When enough is enough?
The US Internet Fraud Complaint Center reported, for January 1, 2001 to December 31, 2001:
During
this same time period, the IFCC has referred 16,775 complaints of fraud, the majority of which was
committed over the Internet or similar online service. The total dollar loss from all referred cases of
fraud was $17.8 million, with a median dollar loss of $435 per complaint.
(…)
Internet auction fraud was by far the most reported offense, comprising 42.8% of referred
complaints. Non-deliverable merchandise and payment account for 20.3% of complaints, and
Nigerian Letter fraud made up 15.5% of complaints.
20 years later, from the IC3 Internet Crime Report for 2021:
In 2021, IC3 continued to receive a record number of complaints from the American public: 847,376 reported
complaints, which was a 7% increase from 2020, with potential losses exceeding $6.9 billion. Among the 2021
complaints received, ransomware, business e-mail compromise (BEC) schemes, and the criminal use of
cryptocurrency are among the top incidents reported. In 2021, BEC schemes resulted in 19,954 complaints with an
adjusted loss of nearly $2.4 billion.
The growth of online fraud quoted above includes only reports made by victims using the USA reporting system.
Many countries don’t have such systems allowing victims to report online fraud. The victims need to contact their local police, file a complaint and wait for someone to contact them.
That usually doesn’t happen, and even if it does, the contact is made with the sole purpose to notify the victim that the authorities cannot do anything about the fraudster, because no law enforcement representative has jurisdiction abroad, or that maybe there is not sufficient man power, or even maybe because the losses are not big enough.
In 20 years, based on reports made in a single country, we got from $17.8 million losses to potential losses exceeding $6.9 billion. Where do we go to from here?
The Internet looks more and more like a broken car, with the producers removing the internal safety features, seat belts, air bags and anything else built for safety because that reduces the speed of the car. You don’t even need a licence to drive the said car – no time for that since everyone pushes you to jump in and get what you need, on a road that looks like no one bothers to maintain it. If any accident happens, there is no responsibility, no insurance, no compensation and no blame for the road or the car producer – you’re the only one guilty and paying the price. Did we mention that we also removed the brakes to reduce the drag?
Let’s be honest: no person can live in a modern society without being forced to use the Internet in some way or another way.
It may have started as a “free for all” dream built on trust, but that dream comes with a heavy price today, making it look like it’s designed mostly for the ones knowing how to abuse it best to their own advantage. All accountability has been stripped away.
The average user might be the touted as the main beneficiary of these “improvements”, with the available structure crumbling under their feet while they are forced to keep move ahead. We need to learn about creating better passwords, identifying fraud to a point that surpasses the knowledge of many ITSec people, and protect ourselves, when even governments and corporations are failing. The marketing far exceeds the product.
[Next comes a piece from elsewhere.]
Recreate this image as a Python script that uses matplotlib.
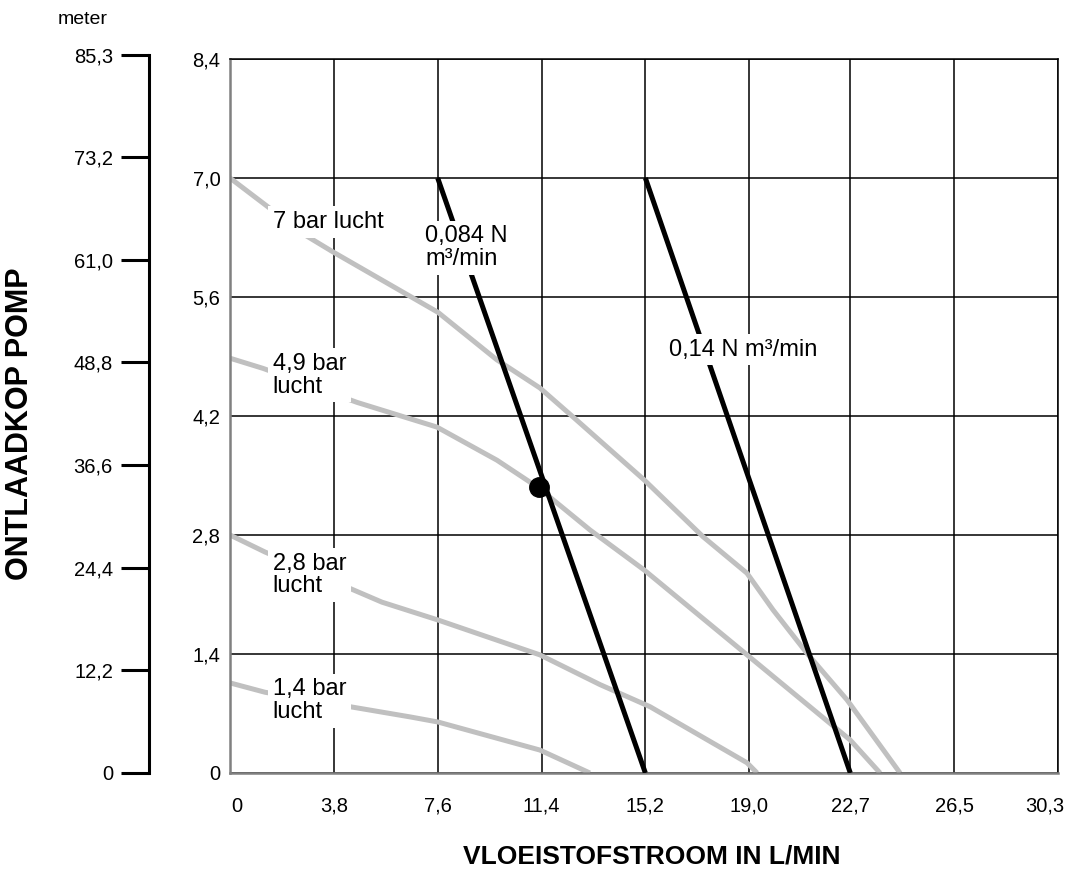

The average internet user has no say. Only the ones paying the registration fee have any rights, regardless of being an upstanding citizen or a criminal.
No one asks how much of what we see today online is paid with stolen money; from fake accounts registered on paid dating sites with stolen credit cards to promotional ads on a social platform or in a search engine results. Nor what is real or what is fake, with very few caring enough to do something about it.
An online identity is only a few bucks away, regardless of the purpose for which the identity is created.
Online fraud is not possible without an online infrastructure created to support and perpetrate the fraud: fake websites, VIP numbers, promotional ads, email addresses.
We, the ones still stupidly believing that the Internet is a “free for all dream”, are not the Internet clients. We are the targets. Many of the “good” clients are the fraudsters paying for their fake websites, having their fake sites heavily promoted in the search engine results and on social platforms, protected by a system created to protect us, but hijacked to shield them.
There were ways to identify a fraudster and act against the fraud. Now, everything is covered in a blanket protection, hiding fraudsters and innocents alike, with the main difference being that innocents have nothing to hide but most to lose.
There were functional reporting systems in place to stop abuse.
Most of these are gone now; all that is left is excuses about why nothing can be done. Everyone is passing the responsibility to someone else in turn – consumer protection seems to be a snake eating itself.
Do we need to wait until there is nothing more left to steal or can we do something about it before that happens?